The long haul flight to quality returns
by Alan Steel

"Investors should invest with quality managers who invest in companies whose future prospects are correlated with global growth."

 

In last week’s “Closing Bell” Ken Taylor had some excellent tips for investors.  In particular, he warned against overloading your investment portfolio with perceived low risk popular equities, such as UK banks. 

It’s undeniable that investors who felt uneasy about equity markets last Summer, and who went largely into cash prior to September/October 2008, avoided much of the stockmarket collapses.   However, if hadn’t been for the quick action of Ben Bernanke in the US, and other Central Bankers, deposit investors could have lost the lot.  

But isn’t there a better way for ordinary investors to create real wealth over the long term than following a strategy based on trying to guess the best time to sell your favourite equities and sit in cash?  You’ve to get both decisions right, when to sell and when to invest again and that’s not easy. 

Our brains get in the way of making the right decision.  And of course there’s tax bills  incurred by active traditional portfolio investors, not to mention charges imposed when buying and selling. 

You know, 1969 wasn’t a great time either for UK equity investors.  A recession was looming and before long a favourite Blue Chip of the time, Rolls Royce, went belly up.  Then came the horrendous stockmarket crash in October 1973.

Yet that was the year M&G Recovery Unit Trust was launched.  Fund manager David Tucker took charge.  He managed the fund until 1987 when he retired not long after the stockmarket crash that year. 

So that wasn’t a good year for somebody to take over.  But in stepped Richard Hughes to manage the Fund until he left the hot seat in 2000.  What a relief that must have been for him as stockmarkets were plummeting thanks to the bursting of the dot.com bubble.  Who would be daft enough to take over the fund at that point?

Well that’s when Tom Dobell stepped into the breach and he’s still there today.  That’s only three managers in forty years.  Each one took charge when it seemed the worst possible time.  So what’s their record? 

£1,000 invested at inception, by 1 November this year had grown to £360,000 after charges.  That’s outperformed the UK Stockmarket Index six fold, and deposit investments by at least a factor of 30. 
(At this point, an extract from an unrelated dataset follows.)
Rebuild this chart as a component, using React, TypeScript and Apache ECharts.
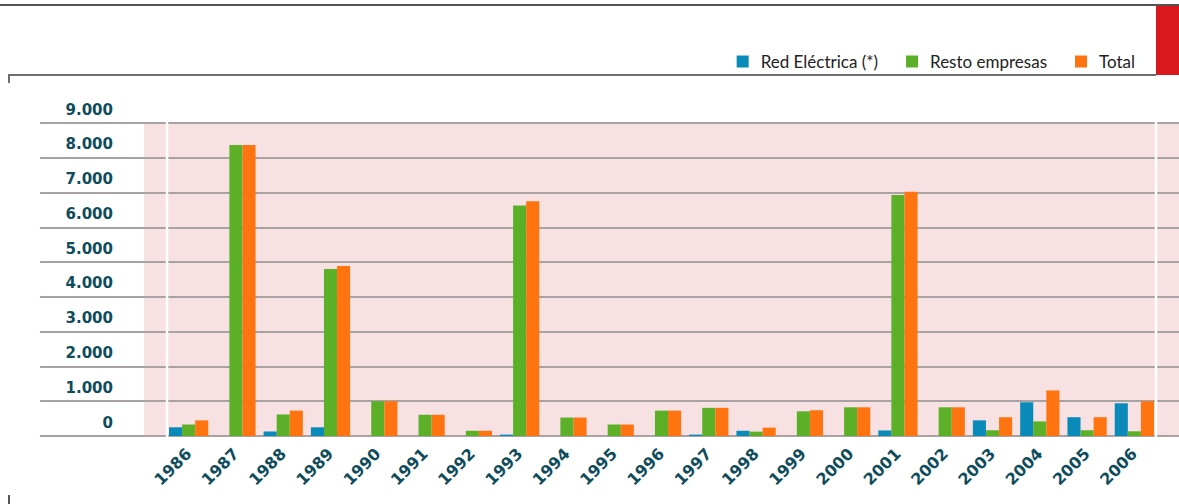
import React, { useEffect, useRef } from "react";
import * as echarts from "echarts";

const years = ["1986","1987","1988","1989","1990","1991","1992","1993","1994","1995","1996","1997","1998","1999","2000","2001","2002","2003","2004","2005","2006"];
const redElectrica = [250, 0, 130, 250, 0, 0, 0, 40, 0, 0, 0, 40, 150, 0, 0, 160, 0, 450, 970, 540, 940];
const restoEmpresas = [330, 8370, 620, 4800, 1000, 610, 150, 6630, 530, 330, 730, 810, 125, 710, 825, 6930, 825, 165, 420, 165, 135];
const total = [450, 8370, 730, 4890, 1000, 610, 150, 6750, 530, 330, 730, 810, 240, 740, 825, 7020, 825, 540, 1310, 540, 1000];
const seriesNames = ["Red Eléctrica (*)", "Resto empresas", "Total"];
const colors = ["#0a8ab8", "#5cb027", "#ff7410"];
const yMax = 9000;
const yStep = 1000;

const fmt = (v: number) => (v === 0 ? "0" : v.toLocaleString("de-DE"));

export default function App() {
  const ref = useRef<HTMLDivElement>(null);
  useEffect(() => {
    if (!ref.current) return;
    const chart = echarts.init(ref.current, undefined, { renderer: "svg" });
    const labelColor = "#0e4c5c";
    const axisFont = "'DejaVu Sans', sans-serif";
    const legendFont = "Lato, sans-serif";
    chart.setOption({
      animation: false,
      backgroundColor: "#ffffff",
      legend: {
        data: seriesNames,
        right: 39,
        top: 48,
        icon: "rect",
        itemWidth: 12,
        itemHeight: 12,
        itemGap: 28,
        textStyle: { color: "#222", fontSize: 17, fontFamily: legendFont, padding: [0, 0, 0, 7] },
      },
      grid: [
        { left: 165, right: 21, top: 123, bottom: 68 },
        { left: 40, right: 0, top: 123, bottom: 68 },
      ],
      xAxis: [
        {
          type: "category",
          gridIndex: 0,
          data: years,
          axisLine: { show: false },
          axisTick: { show: false },
          axisLabel: {
            rotate: 45,
            margin: 15,
            color: labelColor,
            fontSize: 16,
            fontWeight: "bold",
            fontFamily: axisFont,
            lineHeight: 16,
            padding: [18, 0, 0, 0],
            interval: 0,
          },
        },
        { type: "value", gridIndex: 1, show: false, min: 0, max: 1 },
      ],
      yAxis: [
        {
          type: "value",
          gridIndex: 0,
          min: 0,
          max: yMax,
          interval: yStep,
          axisLine: { show: false },
          axisTick: { show: false },
          splitLine: { show: false },
          axisLabel: {
            margin: 52,
            color: labelColor,
            fontSize: 15,
            fontWeight: "bold",
            fontFamily: axisFont,
            verticalAlign: "bottom",
            lineHeight: 15,
            padding: [0, 0, 6, 0],
            formatter: fmt,
          },
        },
        {
          type: "value",
          gridIndex: 1,
          min: 0,
          max: yMax,
          interval: yStep,
          axisLine: { show: false },
          axisTick: { show: false },
          axisLabel: { show: false },
          splitLine: { show: true, lineStyle: { color: "#a9a2a2", width: 2 } },
        },
      ],
      graphic: [
        { type: "line", z: 5, shape: { x1: 0, y1: 5, x2: 1179, y2: 5 }, style: { stroke: "#1a1a1a", lineWidth: 1.5 } },
        { type: "rect", z: 5, shape: { x: 1156, y: 6, width: 23, height: 69 }, style: { fill: "#d8181c" } },
        { type: "line", z: 5, shape: { x1: 8, y1: 75, x2: 1156, y2: 75 }, style: { stroke: "#6e6e6e", lineWidth: 2 } },
        { type: "line", z: 5, shape: { x1: 9, y1: 74, x2: 9, y2: 83 }, style: { stroke: "#6e6e6e", lineWidth: 2 } },
        { type: "line", z: 5, shape: { x1: 9, y1: 495, x2: 9, y2: 504 }, style: { stroke: "#555", lineWidth: 2 } },
        { type: "rect", z: -1, shape: { x: 144, y: 123, width: 1035, height: 313 }, style: { fill: "#f8e1e3" } },
        { type: "line", z: 1, shape: { x1: 167, y1: 121, x2: 167, y2: 437 }, style: { stroke: "#ffffff", lineWidth: 2.5 } },
        { type: "line", z: 1, shape: { x1: 1156, y1: 121, x2: 1156, y2: 437 }, style: { stroke: "#ffffff", lineWidth: 2.5 } },
      ],
      series: [
        { name: seriesNames[0], type: "bar", xAxisIndex: 0, yAxisIndex: 0, data: redElectrica, itemStyle: { color: colors[0] }, barGap: "0%", barCategoryGap: "17%", z: 3 },
        { name: seriesNames[1], type: "bar", xAxisIndex: 0, yAxisIndex: 0, data: restoEmpresas, itemStyle: { color: colors[1] }, barGap: "0%", barCategoryGap: "17%", z: 3 },
        { name: seriesNames[2], type: "bar", xAxisIndex: 0, yAxisIndex: 0, data: total, itemStyle: { color: colors[2] }, barGap: "0%", barCategoryGap: "17%", z: 3 },
      ],
    });
    return () => chart.dispose();
  }, []);
  return <div ref={ref} style={{ width: 1179, height: 504, position: "absolute", left: 0, top: 0 }} />;
}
And each one of these managers believed in the same strategy.  Buy shares down on their luck when nobody loves them and hold them for an average of four to five years.  That’s a big difference from the average fund manager who holds for only six months and chops and changes.   In my book that’s high cost speculation, not sensible investment.

David Tucker is still an investor in the fund.  His investment success allowed him to retire early and he is 70 now.  In a recent interview he said he envied the current fund manager because he couldn’t remember a time when there were so many opportunities for this fund to make serious returns for unit holders over the next four or five years. 

It’s true Corporate Bonds have done okay in the last twelve months.  Two of the leading funds are up on average about 24%, but that’s not far away from their total return over the last five years. 

M&G Recovery in the last twelve months is up almost 54%, and over five years 75%.  That looks okay to me. 

But it’s not just about the UK.  If you look at a comparison of World GDP, measuring income of world economies, at the end of 2008 compared to ten years ago, what’s striking is it shows the dramatic growth of developing countries.  Their share of World GDP is up 300% in real terms over the period.  And that growth will continue. 

So is it more risky to invest in what’s obviously a long term trend?  As always, investors should invest for the long haul with quality managers who invest in companies whose future prospects are correlated with global growth.